_DATASET EXCERPT_
· · ·

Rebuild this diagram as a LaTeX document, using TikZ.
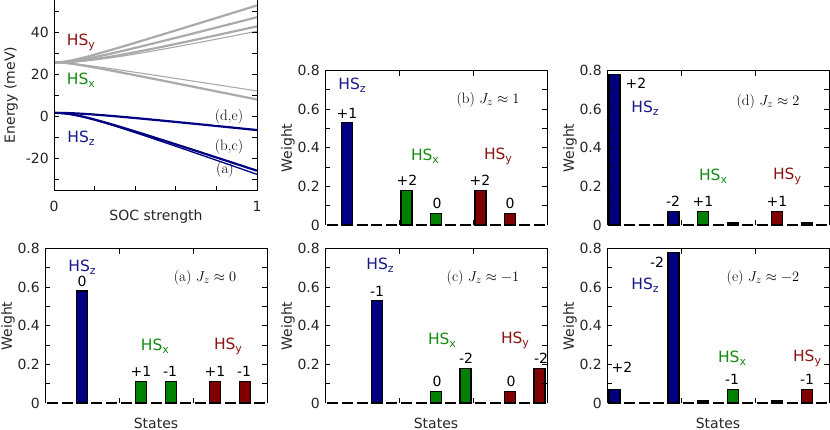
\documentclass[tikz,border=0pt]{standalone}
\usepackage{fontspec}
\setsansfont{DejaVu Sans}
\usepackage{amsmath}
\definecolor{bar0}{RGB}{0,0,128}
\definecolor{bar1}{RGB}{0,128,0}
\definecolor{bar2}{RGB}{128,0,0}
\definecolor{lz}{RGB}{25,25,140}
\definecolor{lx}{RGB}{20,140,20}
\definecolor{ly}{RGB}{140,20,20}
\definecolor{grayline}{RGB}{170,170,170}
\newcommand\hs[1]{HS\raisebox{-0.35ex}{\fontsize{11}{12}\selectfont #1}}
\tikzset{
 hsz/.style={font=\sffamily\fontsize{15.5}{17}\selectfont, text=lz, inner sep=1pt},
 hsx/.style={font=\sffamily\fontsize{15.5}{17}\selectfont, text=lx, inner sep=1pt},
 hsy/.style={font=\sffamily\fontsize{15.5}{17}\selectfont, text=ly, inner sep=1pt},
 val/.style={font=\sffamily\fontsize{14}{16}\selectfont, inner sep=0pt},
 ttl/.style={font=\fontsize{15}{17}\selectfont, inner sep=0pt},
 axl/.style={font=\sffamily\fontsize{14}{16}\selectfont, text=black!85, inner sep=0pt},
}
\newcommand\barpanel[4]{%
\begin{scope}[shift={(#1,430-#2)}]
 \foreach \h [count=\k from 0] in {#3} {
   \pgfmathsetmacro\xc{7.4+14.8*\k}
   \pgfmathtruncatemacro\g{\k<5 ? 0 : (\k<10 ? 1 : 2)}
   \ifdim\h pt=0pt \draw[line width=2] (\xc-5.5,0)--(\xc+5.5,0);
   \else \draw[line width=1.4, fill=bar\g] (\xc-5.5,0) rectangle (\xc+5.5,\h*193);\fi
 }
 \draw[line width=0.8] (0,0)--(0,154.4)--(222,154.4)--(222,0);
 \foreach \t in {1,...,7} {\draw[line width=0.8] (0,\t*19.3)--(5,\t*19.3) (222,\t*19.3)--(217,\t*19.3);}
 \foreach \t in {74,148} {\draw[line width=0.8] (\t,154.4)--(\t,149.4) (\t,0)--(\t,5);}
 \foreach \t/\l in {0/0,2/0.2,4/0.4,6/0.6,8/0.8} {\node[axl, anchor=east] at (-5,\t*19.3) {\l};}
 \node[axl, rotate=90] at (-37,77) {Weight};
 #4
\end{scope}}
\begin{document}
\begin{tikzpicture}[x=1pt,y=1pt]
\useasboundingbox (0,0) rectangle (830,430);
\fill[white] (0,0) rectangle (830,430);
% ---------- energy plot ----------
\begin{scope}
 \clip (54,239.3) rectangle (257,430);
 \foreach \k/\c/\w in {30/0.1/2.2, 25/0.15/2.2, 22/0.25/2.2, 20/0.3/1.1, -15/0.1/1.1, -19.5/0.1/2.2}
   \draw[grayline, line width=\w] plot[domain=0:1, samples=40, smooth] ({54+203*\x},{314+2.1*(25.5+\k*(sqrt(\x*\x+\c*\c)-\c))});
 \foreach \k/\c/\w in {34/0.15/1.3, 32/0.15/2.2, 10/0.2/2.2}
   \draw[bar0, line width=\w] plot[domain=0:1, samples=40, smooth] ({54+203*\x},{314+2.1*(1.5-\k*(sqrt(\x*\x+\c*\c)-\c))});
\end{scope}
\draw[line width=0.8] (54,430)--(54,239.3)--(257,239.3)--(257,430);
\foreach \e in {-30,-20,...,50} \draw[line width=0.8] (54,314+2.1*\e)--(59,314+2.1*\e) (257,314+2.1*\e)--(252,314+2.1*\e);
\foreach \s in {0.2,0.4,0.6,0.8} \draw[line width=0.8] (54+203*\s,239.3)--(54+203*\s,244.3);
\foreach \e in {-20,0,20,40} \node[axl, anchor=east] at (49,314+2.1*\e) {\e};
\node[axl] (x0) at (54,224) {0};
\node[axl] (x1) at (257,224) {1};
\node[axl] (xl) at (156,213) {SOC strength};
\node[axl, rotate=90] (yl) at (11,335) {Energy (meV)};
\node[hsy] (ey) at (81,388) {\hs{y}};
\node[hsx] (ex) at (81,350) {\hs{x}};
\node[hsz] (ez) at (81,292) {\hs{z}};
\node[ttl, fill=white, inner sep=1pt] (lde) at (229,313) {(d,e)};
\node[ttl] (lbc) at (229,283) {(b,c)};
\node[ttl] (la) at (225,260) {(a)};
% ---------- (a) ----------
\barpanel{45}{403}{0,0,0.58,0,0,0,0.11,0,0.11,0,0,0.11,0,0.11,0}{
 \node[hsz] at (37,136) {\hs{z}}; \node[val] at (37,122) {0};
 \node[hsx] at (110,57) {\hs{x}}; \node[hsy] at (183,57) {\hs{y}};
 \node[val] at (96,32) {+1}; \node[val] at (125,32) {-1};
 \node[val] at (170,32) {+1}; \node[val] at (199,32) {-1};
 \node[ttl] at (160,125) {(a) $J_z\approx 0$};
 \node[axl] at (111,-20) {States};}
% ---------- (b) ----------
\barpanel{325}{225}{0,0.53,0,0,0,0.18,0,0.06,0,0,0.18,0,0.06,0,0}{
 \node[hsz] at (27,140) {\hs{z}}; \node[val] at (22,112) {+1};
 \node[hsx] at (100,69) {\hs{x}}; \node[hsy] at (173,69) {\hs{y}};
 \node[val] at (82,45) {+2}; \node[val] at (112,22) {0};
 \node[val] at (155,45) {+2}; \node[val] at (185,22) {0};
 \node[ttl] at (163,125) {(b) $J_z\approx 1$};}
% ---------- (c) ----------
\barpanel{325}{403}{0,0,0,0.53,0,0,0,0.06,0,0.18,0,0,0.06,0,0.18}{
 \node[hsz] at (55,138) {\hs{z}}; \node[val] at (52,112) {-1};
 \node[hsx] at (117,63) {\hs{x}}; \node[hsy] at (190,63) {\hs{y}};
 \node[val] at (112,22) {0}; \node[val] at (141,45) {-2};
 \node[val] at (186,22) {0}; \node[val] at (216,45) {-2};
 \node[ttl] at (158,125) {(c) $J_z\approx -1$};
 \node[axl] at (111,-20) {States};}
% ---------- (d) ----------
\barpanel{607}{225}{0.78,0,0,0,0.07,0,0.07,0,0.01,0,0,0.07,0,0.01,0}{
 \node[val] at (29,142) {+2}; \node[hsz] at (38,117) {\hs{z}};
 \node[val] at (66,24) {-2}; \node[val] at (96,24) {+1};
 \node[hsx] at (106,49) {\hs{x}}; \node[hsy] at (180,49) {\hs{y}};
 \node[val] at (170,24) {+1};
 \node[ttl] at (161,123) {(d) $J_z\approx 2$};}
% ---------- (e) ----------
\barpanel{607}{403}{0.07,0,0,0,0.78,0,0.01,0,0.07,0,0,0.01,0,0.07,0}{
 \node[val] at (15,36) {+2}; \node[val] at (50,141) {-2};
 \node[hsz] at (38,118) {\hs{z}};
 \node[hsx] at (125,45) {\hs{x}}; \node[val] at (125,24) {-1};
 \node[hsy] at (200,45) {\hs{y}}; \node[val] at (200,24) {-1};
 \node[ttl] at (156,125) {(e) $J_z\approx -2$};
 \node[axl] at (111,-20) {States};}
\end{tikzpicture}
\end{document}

· · ·

_PROBLEM DESCRIPTION_
Copy the material above exactly and drop the pictures.

_SOLUTION TO THIS PROBLEM_
Rebuild this diagram as a LaTeX document, using TikZ.
\documentclass[tikz,border=0pt]{standalone}
\usepackage{fontspec}
\setsansfont{DejaVu Sans}
\usepackage{amsmath}
\definecolor{bar0}{RGB}{0,0,128}
\definecolor{bar1}{RGB}{0,128,0}
\definecolor{bar2}{RGB}{128,0,0}
\definecolor{lz}{RGB}{25,25,140}
\definecolor{lx}{RGB}{20,140,20}
\definecolor{ly}{RGB}{140,20,20}
\definecolor{grayline}{RGB}{170,170,170}
\newcommand\hs[1]{HS\raisebox{-0.35ex}{\fontsize{11}{12}\selectfont #1}}
\tikzset{
 hsz/.style={font=\sffamily\fontsize{15.5}{17}\selectfont, text=lz, inner sep=1pt},
 hsx/.style={font=\sffamily\fontsize{15.5}{17}\selectfont, text=lx, inner sep=1pt},
 hsy/.style={font=\sffamily\fontsize{15.5}{17}\selectfont, text=ly, inner sep=1pt},
 val/.style={font=\sffamily\fontsize{14}{16}\selectfont, inner sep=0pt},
 ttl/.style={font=\fontsize{15}{17}\selectfont, inner sep=0pt},
 axl/.style={font=\sffamily\fontsize{14}{16}\selectfont, text=black!85, inner sep=0pt},
}
\newcommand\barpanel[4]{%
\begin{scope}[shift={(#1,430-#2)}]
 \foreach \h [count=\k from 0] in {#3} {
   \pgfmathsetmacro\xc{7.4+14.8*\k}
   \pgfmathtruncatemacro\g{\k<5 ? 0 : (\k<10 ? 1 : 2)}
   \ifdim\h pt=0pt \draw[line width=2] (\xc-5.5,0)--(\xc+5.5,0);
   \else \draw[line width=1.4, fill=bar\g] (\xc-5.5,0) rectangle (\xc+5.5,\h*193);\fi
 }
 \draw[line width=0.8] (0,0)--(0,154.4)--(222,154.4)--(222,0);
 \foreach \t in {1,...,7} {\draw[line width=0.8] (0,\t*19.3)--(5,\t*19.3) (222,\t*19.3)--(217,\t*19.3);}
 \foreach \t in {74,148} {\draw[line width=0.8] (\t,154.4)--(\t,149.4) (\t,0)--(\t,5);}
 \foreach \t/\l in {0/0,2/0.2,4/0.4,6/0.6,8/0.8} {\node[axl, anchor=east] at (-5,\t*19.3) {\l};}
 \node[axl, rotate=90] at (-37,77) {Weight};
 #4
\end{scope}}
\begin{document}
\begin{tikzpicture}[x=1pt,y=1pt]
\useasboundingbox (0,0) rectangle (830,430);
\fill[white] (0,0) rectangle (830,430);
% ---------- energy plot ----------
\begin{scope}
 \clip (54,239.3) rectangle (257,430);
 \foreach \k/\c/\w in {30/0.1/2.2, 25/0.15/2.2, 22/0.25/2.2, 20/0.3/1.1, -15/0.1/1.1, -19.5/0.1/2.2}
   \draw[grayline, line width=\w] plot[domain=0:1, samples=40, smooth] ({54+203*\x},{314+2.1*(25.5+\k*(sqrt(\x*\x+\c*\c)-\c))});
 \foreach \k/\c/\w in {34/0.15/1.3, 32/0.15/2.2, 10/0.2/2.2}
   \draw[bar0, line width=\w] plot[domain=0:1, samples=40, smooth] ({54+203*\x},{314+2.1*(1.5-\k*(sqrt(\x*\x+\c*\c)-\c))});
\end{scope}
\draw[line width=0.8] (54,430)--(54,239.3)--(257,239.3)--(257,430);
\foreach \e in {-30,-20,...,50} \draw[line width=0.8] (54,314+2.1*\e)--(59,314+2.1*\e) (257,314+2.1*\e)--(252,314+2.1*\e);
\foreach \s in {0.2,0.4,0.6,0.8} \draw[line width=0.8] (54+203*\s,239.3)--(54+203*\s,244.3);
\foreach \e in {-20,0,20,40} \node[axl, anchor=east] at (49,314+2.1*\e) {\e};
\node[axl] (x0) at (54,224) {0};
\node[axl] (x1) at (257,224) {1};
\node[axl] (xl) at (156,213) {SOC strength};
\node[axl, rotate=90] (yl) at (11,335) {Energy (meV)};
\node[hsy] (ey) at (81,388) {\hs{y}};
\node[hsx] (ex) at (81,350) {\hs{x}};
\node[hsz] (ez) at (81,292) {\hs{z}};
\node[ttl, fill=white, inner sep=1pt] (lde) at (229,313) {(d,e)};
\node[ttl] (lbc) at (229,283) {(b,c)};
\node[ttl] (la) at (225,260) {(a)};
% ---------- (a) ----------
\barpanel{45}{403}{0,0,0.58,0,0,0,0.11,0,0.11,0,0,0.11,0,0.11,0}{
 \node[hsz] at (37,136) {\hs{z}}; \node[val] at (37,122) {0};
 \node[hsx] at (110,57) {\hs{x}}; \node[hsy] at (183,57) {\hs{y}};
 \node[val] at (96,32) {+1}; \node[val] at (125,32) {-1};
 \node[val] at (170,32) {+1}; \node[val] at (199,32) {-1};
 \node[ttl] at (160,125) {(a) $J_z\approx 0$};
 \node[axl] at (111,-20) {States};}
% ---------- (b) ----------
\barpanel{325}{225}{0,0.53,0,0,0,0.18,0,0.06,0,0,0.18,0,0.06,0,0}{
 \node[hsz] at (27,140) {\hs{z}}; \node[val] at (22,112) {+1};
 \node[hsx] at (100,69) {\hs{x}}; \node[hsy] at (173,69) {\hs{y}};
 \node[val] at (82,45) {+2}; \node[val] at (112,22) {0};
 \node[val] at (155,45) {+2}; \node[val] at (185,22) {0};
 \node[ttl] at (163,125) {(b) $J_z\approx 1$};}
% ---------- (c) ----------
\barpanel{325}{403}{0,0,0,0.53,0,0,0,0.06,0,0.18,0,0,0.06,0,0.18}{
 \node[hsz] at (55,138) {\hs{z}}; \node[val] at (52,112) {-1};
 \node[hsx] at (117,63) {\hs{x}}; \node[hsy] at (190,63) {\hs{y}};
 \node[val] at (112,22) {0}; \node[val] at (141,45) {-2};
 \node[val] at (186,22) {0}; \node[val] at (216,45) {-2};
 \node[ttl] at (158,125) {(c) $J_z\approx -1$};
 \node[axl] at (111,-20) {States};}
% ---------- (d) ----------
\barpanel{607}{225}{0.78,0,0,0,0.07,0,0.07,0,0.01,0,0,0.07,0,0.01,0}{
 \node[val] at (29,142) {+2}; \node[hsz] at (38,117) {\hs{z}};
 \node[val] at (66,24) {-2}; \node[val] at (96,24) {+1};
 \node[hsx] at (106,49) {\hs{x}}; \node[hsy] at (180,49) {\hs{y}};
 \node[val] at (170,24) {+1};
 \node[ttl] at (161,123) {(d) $J_z\approx 2$};}
% ---------- (e) ----------
\barpanel{607}{403}{0.07,0,0,0,0.78,0,0.01,0,0.07,0,0,0.01,0,0.07,0}{
 \node[val] at (15,36) {+2}; \node[val] at (50,141) {-2};
 \node[hsz] at (38,118) {\hs{z}};
 \node[hsx] at (125,45) {\hs{x}}; \node[val] at (125,24) {-1};
 \node[hsy] at (200,45) {\hs{y}}; \node[val] at (200,24) {-1};
 \node[ttl] at (156,125) {(e) $J_z\approx -2$};
 \node[axl] at (111,-20) {States};}
\end{tikzpicture}
\end{document}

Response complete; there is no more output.